13 Tricks Tutorial

Basics

13Tricks is a hand probability calculator for standard 13 card trick playing games such as Spades, Bridge, Hearts or Whist. From a description of a set of hands, this tool will calculate how many hands match this description. With this, it becomes trivial to calculate the the probability of the described type of hand occuring.

Examples

Chance of A♠


                handsWithAs = {A*s};

                handsWithAs.Count() / AllHands.Count();


                Output: 0.25

{A*s} creates a set of hands that contain the A♠ and any number of additional spades. Dividing the number of hands in {A*s} by the total number of possible hands gives the chance that any given hand is contained within {A*s}. This means that 25% of all hands contain A♠.

Chance of being dealt a certain number of cards in a suit


                handsMinFiveSpades = {xxxxx*s};

                handsMinFiveSpades.Count() / AllHands.Count();


                Output: 0.17634

{xxxxx*s} creates a set of hands that contain at least 5 spades This shows that ~17.6% of all hands contain at least five spades.

More complex hand descriptions


                handSet = {AQx*!Jc 0h (Ax|xxxx)s};

                handSet.Count() / AllHands.Count();


                Output: 0.0002

There is a lot of flexibility in defining sets of hands. The above handSet contains all the hands with at least 3 clubs(including A♣, Q♣ but explicitly excluding J♣ and implicitly exlcuding K♣) and 0 hearts and either A♠ and exactly one additional spade or exactly four spades. See HandSet for a complete description of creating HandSets.

Set operations


                handSet = {xxxxx*s xxxxx*c}

                .Union({xxxxx*s xxxxx*d})

                .Union({xxxxx*s xxxxx*h});

                handSet.Count() / AllHands.Count();


                Output: 0.02808

You may use standard set operations (Intersect, Union, Subtract, Complement) on sets of hands. Here set Union is used to create the set of hands that contain at least 5 spades and at least 5 cards in a side suit.

Taking into account your hand on other player's hands


                myhand = [93c QT8d KQT9h AQ43s];

                westHands = AllHands.RemoveCards(myhand);

                westHands.Intersect({$K*s}).Count() / westHands.Count();


                Output: 0.33333

Another player cannot have hands that contains cards that we own. RemoveCards removes all hands from a set that contain the cards we already have.
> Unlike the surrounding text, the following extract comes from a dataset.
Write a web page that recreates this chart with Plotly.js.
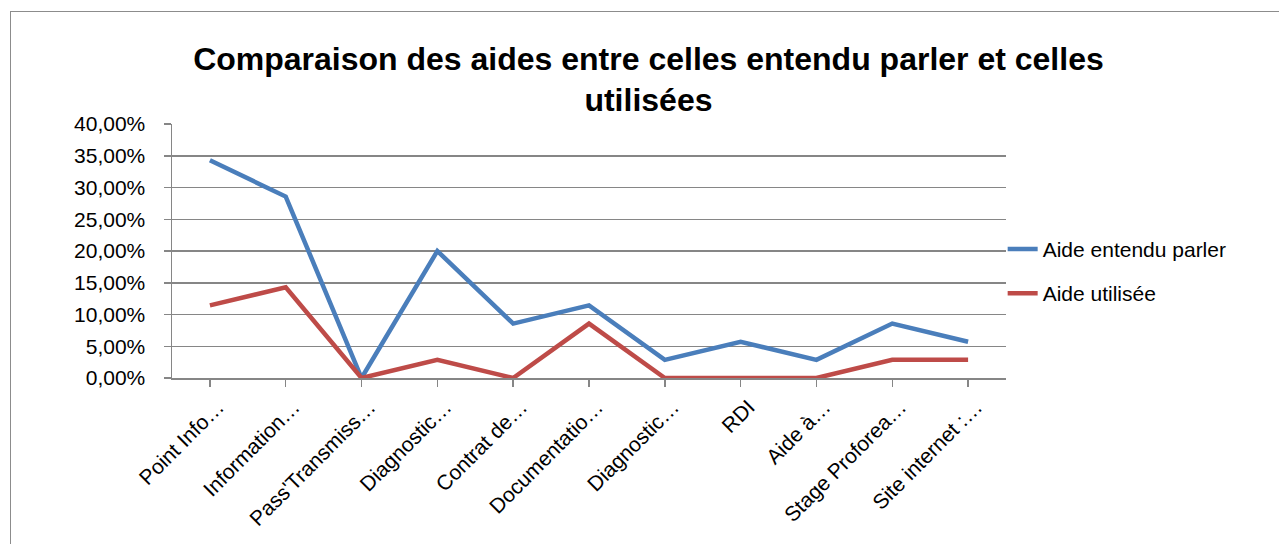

Taking into account a player's bid


                StandardBid0.Intersect({A*s}).Count() / StandardBid0.Count()


                Output: 0


                StandardBid3.Intersect({A*s}).Count() / StandardBid3.Count()


                Output: 0.26685


                StandardBid6.Intersect({A*s}).Count() / StandardBid6.Count()


                Output: 0.58608

The StandardBids are HandSets that contain all the hands that will result in a given bid. This is of course an estimate. See the documentation for the assumptions made to produce these bids. The above examples shows the probability a player has the A♠ for various bids.

Deals


                myhand = {63c AK8532d 862h 74s};

                min2Diamonds = {xx*d};

                DealSet(myhand, min2Diamonds, min2Diamonds, AllHands).Count() / DealSet(myhand, AllHands, AllHands, AllHands).Count();


                Output: 0.54244

If you want to calculate probabilities that are dependent on the hands of multiple players use a DealSet. A DealSet contains four HandSets representing the hands of each player in a deal. The above example shows the probability (~54%) that both of your opponents have at least two diamaonds and that you will be able to safely play A♦ and K♦ without your opponents being able to trump.